Allá por 1961 un sociólogo norteamericano, Óscar Lewis, publicó un libro que haría época: Los hijos de Sánchez. Era la transcripción casi literal, con muy pocas supresiones, de interminables horas de conversación grabadas con los integrantes de una familia mexicana de Tepito, el barrio más marginal y peligroso de Ciudad de México.

En la introducción, muy breve, Lewis propuso una tesis sorprendente: en México había descubierto “la cultura de la pobreza”, esto es, un conjunto de creencias y conductas que los sectores marginales de los grandes centros urbanos “modernos” de América Latina han desarrollado para sobrevivir.

No me voy a referir a todas las características psicológicas de la “cultura de la pobreza” anotadas por Lewis, pero sí a algunas que interesan en este momento: el uso frecuente de la violencia al zanjar dificultades, una fuerte predisposición al autoritarismo, una creencia en la superioridad masculina que alcanza su cristalización en el culto de la masculinidad, y una gran tolerancia hacia la patología psicológica.

(Sí, adivinaron, estoy tratando de encontrarle una interpretación sociológica al incidente que protagonizaron hace dos días los diputados León Febres-Cordero y Renán Borbúa, pero permítanme que primero concluya con mi argumentación).

Quizás el término “cultura de la pobreza” no sea el más adecuado. Lewis aclaró que él no se refería a los pobres en general sino a ese sector que está en el fondo mismo de la escala social, mendigos, pordioseros y desempleados crónicos, al que los sociólogos también denominan lumpenproletariado, o lumpen para abreviar. Un trabajador que perciba un salario reducido no necesariamente se ceñirá a los patrones de la “cultura de la pobreza”.

En cambio, puede ocurrir lo contrario: que en países con economías marginales como la nuestra, escasamente desarrolladas y absolutamente dependientes del Estado, donde el triunfo social y económico no se consigue produciendo, a través de las leyes del mercado y de la competencia, sino por el apellido, los contactos y las influencias políticas, también allí, digo, las élites a veces desarrollan patrones de conducta que coinciden sorprendentemente con algunos rasgos de eso que Lewis denominó la “cultura de la pobreza”.

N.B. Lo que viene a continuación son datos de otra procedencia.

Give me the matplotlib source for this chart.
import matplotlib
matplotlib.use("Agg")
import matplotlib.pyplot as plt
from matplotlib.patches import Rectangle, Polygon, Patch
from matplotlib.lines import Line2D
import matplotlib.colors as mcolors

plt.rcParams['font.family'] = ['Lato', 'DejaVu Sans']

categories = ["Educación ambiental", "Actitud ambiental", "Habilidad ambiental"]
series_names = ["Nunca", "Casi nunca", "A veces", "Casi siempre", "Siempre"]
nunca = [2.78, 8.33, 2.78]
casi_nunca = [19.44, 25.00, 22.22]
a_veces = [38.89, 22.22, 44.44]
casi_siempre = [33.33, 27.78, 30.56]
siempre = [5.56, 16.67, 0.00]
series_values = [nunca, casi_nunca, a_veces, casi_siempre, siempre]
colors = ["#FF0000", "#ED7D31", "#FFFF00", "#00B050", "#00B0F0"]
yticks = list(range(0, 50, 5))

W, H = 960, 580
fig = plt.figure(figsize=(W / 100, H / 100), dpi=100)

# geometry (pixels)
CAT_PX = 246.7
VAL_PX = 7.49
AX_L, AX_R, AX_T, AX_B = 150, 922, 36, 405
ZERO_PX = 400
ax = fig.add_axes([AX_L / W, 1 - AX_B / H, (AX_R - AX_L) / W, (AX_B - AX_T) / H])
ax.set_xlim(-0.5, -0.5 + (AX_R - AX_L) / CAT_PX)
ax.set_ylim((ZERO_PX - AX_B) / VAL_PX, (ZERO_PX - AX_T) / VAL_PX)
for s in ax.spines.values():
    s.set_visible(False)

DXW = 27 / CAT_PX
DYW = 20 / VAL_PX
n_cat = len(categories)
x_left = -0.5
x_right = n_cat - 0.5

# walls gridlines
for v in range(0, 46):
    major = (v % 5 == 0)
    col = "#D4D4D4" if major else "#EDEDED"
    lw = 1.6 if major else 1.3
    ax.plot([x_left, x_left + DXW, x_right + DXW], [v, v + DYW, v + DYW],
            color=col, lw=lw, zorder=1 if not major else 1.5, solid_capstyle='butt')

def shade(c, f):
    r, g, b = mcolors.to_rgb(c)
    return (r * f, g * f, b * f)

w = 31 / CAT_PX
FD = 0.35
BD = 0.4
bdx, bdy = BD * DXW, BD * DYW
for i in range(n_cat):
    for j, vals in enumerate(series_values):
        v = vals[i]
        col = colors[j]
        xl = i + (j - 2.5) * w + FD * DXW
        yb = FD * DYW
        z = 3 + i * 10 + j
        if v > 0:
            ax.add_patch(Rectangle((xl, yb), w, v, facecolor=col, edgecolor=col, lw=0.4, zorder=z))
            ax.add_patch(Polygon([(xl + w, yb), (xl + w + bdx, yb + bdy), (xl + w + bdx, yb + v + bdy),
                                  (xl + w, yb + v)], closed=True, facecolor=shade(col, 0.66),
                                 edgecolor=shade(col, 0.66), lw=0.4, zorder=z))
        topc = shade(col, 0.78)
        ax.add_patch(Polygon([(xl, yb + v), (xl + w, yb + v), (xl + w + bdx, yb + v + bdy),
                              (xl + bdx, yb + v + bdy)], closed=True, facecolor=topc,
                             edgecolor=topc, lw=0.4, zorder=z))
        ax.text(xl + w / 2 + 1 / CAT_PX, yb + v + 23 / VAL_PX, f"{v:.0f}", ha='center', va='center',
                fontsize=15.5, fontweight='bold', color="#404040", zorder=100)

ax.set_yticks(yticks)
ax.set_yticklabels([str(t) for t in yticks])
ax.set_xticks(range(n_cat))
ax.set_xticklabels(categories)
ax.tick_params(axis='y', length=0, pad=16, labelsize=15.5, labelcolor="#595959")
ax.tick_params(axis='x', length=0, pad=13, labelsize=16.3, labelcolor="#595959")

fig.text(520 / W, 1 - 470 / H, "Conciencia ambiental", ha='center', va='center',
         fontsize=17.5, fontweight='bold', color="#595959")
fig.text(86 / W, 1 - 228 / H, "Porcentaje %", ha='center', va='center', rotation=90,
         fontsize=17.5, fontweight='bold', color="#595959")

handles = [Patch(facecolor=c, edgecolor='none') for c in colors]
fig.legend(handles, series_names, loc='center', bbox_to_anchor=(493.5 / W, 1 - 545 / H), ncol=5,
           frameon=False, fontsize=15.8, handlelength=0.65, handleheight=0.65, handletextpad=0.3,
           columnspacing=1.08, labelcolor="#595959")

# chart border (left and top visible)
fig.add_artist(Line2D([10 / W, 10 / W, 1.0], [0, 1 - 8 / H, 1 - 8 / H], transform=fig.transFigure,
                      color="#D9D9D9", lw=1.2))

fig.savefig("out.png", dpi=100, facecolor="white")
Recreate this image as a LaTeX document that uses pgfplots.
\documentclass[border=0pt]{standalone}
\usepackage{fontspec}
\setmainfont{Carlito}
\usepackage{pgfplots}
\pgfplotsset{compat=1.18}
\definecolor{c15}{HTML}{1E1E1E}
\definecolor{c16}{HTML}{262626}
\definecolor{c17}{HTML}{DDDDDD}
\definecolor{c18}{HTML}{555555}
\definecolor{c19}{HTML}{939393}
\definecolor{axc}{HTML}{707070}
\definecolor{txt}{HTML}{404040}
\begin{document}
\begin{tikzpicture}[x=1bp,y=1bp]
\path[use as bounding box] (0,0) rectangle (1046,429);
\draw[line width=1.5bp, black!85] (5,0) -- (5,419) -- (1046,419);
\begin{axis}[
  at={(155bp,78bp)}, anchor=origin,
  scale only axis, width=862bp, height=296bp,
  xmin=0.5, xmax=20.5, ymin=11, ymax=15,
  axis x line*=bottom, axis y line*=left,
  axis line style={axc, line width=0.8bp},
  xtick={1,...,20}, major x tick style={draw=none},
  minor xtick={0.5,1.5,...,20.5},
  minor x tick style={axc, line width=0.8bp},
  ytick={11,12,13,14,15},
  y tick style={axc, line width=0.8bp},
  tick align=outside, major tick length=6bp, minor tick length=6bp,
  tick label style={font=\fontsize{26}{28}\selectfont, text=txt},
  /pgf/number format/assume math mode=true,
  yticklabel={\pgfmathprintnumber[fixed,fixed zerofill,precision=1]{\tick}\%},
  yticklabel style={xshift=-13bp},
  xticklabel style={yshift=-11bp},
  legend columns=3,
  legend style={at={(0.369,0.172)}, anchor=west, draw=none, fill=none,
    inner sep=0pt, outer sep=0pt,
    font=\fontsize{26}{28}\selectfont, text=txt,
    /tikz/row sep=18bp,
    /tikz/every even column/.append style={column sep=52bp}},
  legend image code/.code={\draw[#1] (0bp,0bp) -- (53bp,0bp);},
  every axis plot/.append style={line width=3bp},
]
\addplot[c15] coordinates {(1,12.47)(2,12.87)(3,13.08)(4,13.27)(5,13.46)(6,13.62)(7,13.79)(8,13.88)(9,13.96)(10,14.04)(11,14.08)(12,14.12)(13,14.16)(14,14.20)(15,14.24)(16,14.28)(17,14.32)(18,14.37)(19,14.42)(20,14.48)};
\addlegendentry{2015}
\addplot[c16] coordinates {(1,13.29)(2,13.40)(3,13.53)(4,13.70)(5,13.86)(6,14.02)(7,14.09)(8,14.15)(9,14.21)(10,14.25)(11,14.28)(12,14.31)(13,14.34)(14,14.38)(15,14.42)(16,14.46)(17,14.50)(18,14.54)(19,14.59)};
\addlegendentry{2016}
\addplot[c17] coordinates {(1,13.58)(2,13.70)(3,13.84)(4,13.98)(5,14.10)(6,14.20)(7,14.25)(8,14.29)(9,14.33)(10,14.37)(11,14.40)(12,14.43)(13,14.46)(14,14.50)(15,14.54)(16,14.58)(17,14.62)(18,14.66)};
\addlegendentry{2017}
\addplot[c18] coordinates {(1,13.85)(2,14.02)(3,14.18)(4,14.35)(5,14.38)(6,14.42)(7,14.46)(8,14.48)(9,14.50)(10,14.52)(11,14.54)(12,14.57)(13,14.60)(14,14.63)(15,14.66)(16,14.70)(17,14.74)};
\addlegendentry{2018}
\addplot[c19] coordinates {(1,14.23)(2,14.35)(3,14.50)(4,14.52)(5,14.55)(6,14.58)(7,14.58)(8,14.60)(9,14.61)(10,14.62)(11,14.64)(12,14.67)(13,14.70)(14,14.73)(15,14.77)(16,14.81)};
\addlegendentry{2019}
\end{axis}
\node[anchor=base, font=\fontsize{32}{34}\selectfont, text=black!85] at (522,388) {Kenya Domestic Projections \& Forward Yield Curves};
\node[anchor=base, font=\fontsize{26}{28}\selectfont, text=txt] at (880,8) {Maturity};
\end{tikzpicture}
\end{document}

El incidente del otro día entre los dos diputados que mencioné es un ejemplo evidente. Dos hombres que poseen una enorme cuota de poder, y que disponen de guardaespaldas y de su propio servicio de seguridad, se trenzan ellos mismos a golpes en un avión, como si se tratase de una cantina en un barrio marginal.

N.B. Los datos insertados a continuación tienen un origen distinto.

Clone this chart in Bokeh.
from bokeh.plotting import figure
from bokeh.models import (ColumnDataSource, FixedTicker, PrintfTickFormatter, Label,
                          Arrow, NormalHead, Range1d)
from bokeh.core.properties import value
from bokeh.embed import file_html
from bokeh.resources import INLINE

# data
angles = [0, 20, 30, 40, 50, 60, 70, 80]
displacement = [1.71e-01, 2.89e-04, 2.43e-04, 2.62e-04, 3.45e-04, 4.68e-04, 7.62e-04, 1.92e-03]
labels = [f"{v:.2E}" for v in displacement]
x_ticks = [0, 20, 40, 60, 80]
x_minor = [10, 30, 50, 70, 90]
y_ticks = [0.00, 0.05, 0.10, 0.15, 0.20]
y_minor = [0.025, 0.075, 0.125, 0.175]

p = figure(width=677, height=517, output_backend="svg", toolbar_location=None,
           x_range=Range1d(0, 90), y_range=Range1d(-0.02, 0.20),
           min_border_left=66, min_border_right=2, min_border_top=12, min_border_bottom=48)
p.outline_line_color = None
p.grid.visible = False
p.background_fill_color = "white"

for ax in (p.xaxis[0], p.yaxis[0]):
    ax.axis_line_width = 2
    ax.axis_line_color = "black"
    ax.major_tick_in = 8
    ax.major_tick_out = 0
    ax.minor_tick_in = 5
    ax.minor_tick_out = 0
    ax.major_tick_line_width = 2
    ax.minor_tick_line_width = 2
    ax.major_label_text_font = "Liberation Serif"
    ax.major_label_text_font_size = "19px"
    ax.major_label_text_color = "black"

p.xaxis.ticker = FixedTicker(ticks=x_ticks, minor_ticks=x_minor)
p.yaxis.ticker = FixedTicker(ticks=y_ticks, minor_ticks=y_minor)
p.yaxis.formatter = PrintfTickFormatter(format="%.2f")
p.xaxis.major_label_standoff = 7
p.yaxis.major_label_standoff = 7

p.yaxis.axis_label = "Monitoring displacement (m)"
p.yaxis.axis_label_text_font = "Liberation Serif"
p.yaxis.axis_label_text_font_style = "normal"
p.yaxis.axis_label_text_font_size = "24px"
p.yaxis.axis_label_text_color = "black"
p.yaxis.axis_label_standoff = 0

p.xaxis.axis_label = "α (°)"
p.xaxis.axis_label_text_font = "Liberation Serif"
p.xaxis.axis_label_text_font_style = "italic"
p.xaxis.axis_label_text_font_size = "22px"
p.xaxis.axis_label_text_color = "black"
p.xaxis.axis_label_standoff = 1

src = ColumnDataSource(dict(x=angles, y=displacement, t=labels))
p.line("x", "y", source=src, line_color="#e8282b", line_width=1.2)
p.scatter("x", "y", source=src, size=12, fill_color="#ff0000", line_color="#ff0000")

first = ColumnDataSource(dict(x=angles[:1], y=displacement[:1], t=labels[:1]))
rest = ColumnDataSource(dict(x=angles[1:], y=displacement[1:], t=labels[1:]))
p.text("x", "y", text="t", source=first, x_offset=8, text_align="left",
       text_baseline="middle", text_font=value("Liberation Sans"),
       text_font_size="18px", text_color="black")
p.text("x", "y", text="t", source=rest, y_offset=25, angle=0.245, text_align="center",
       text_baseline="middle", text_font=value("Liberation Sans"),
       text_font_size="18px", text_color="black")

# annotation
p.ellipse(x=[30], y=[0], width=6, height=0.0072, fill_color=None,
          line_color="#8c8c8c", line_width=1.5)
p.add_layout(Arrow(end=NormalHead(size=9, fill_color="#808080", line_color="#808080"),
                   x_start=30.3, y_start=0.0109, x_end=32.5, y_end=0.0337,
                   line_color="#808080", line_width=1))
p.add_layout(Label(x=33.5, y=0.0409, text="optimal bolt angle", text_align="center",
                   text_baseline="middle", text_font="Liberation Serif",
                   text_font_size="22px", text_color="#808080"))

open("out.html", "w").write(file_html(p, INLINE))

Ustedes me dirán que también en los países desarrollados las élites son violentas y que también allí se rinde culto a los que se dan de golpes. Las primeras planas del Washington Post, con sus fotos de soldados torturando a presos iraquíes, lo confirman. Pero hay una diferencia: George Bush no le caería a golpes a un congresista, aunque ganas no le faltasen. Si algún día lo llega a hacer, será porque un sector de la élite norteamericana también atraviesa por una crisis moral de proporciones históricas. Pero por ahora no es lo mismo: las élites de los países desarrollados mandan a sus matones a dar palizas, pero ellas no se manchan el traje.

Eso solo ocurre en países donde la “cultura de la pobreza”, o mejor dicho, la “cultura del lumpen”, se ha instalado en el entramado social en una forma tan profunda que ya no hay cómo esperar que las diferencias se resuelvan a través de las instituciones.